Ecclesiastes 9:5 reads, “For the living know that they will die, / but the dead know nothing; / they have no further reward, / and even their name is forgotten.” This verse is sometimes used as a proof text for annihilationism, but that concept is not what is being communicated here. The “dead know nothing,” but in what way?
First, it is clear from other places in the Bible that this verse cannot mean the dead have absolutely no knowledge. For example, Matthew 25:46 speaks of everlasting consciousness: “Then they will go away to eternal punishment, but the righteous to eternal life.” Every person will spend eternity with God in heaven or apart from Him in hell. Each person will have feelings, thoughts, and abilities that exist in eternity.
In fact, Luke 16:19–31 offers an example of human capabilities in the afterlife. Lazarus is in paradise in eternal joy, while the rich man is in torment in hell (called “Hades”). The rich man has feelings, can talk, and has the ability to remember, think, and reason.
Second, Ecclesiastes 9:5 cannot contradict Ecclesiastes 4:2. There, Solomon states that the dead are “happier than the living.” However, when a person is dead, the opportunities to enjoy things on earth no longer exist.
The key to understanding the statement “the dead know nothing” is found in the theme of the book of Ecclesiastes. Ecclesiastes is written specifically from an earthly perspective. The key phrase, repeated throughout the book, is under the sun, used about thirty times. Solomon is commenting on an earth-bound life, “under the sun,” without God. His conclusion, also repeated throughout the book, is that everything from that perspective is “vanity” or emptiness (Ecclesiastes 1:2).

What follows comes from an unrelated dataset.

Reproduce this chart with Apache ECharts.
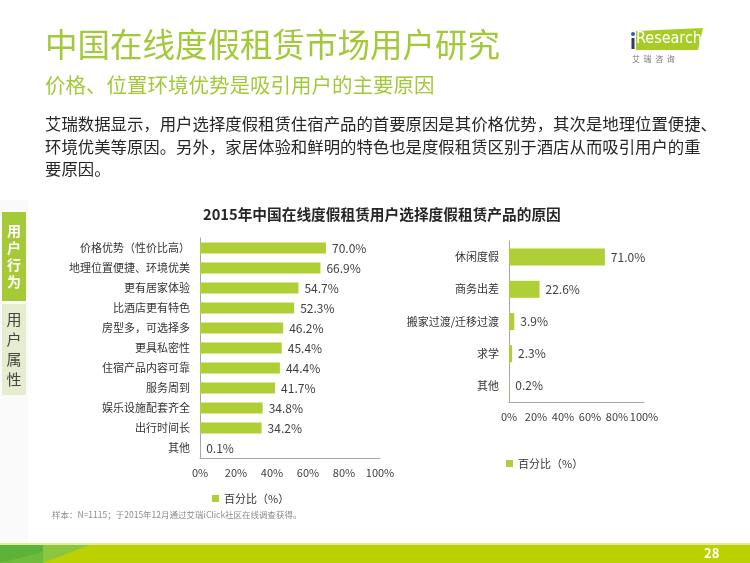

When a person dies “under the sun,” the earthly perspective, without God, is that it’s over. He is no longer under the sun. There is no more knowledge to give or be given, just a grave to mark his remains. Those who have died have “no further reward” in this life; they no longer have the ability to enjoy life like those who are living. Eventually, “even their name is forgotten” (Ecclesiastes 9:5).
A “For the living know that they will die,
B but the dead know nothing;
B they have no further reward,
A and even their name is forgotten.”
Lines 1 and 4 are parallel thoughts in the sense that the living know death is coming while those who remain after a person dies quickly forget those who have died. The second and third lines lay down associated ideas in parallel: the dead know nothing, and the dead can no longer enjoy or be rewarded for their activities in this life.
The saying “the dead know nothing” seems to be a negative sentiment, but it is not without a positive message. Solomon encourages his readers to live life to its fullest, knowing life is short. In the end, the fullest life is one that honors God and keeps His ways (Ecclesiastes 12:13–14).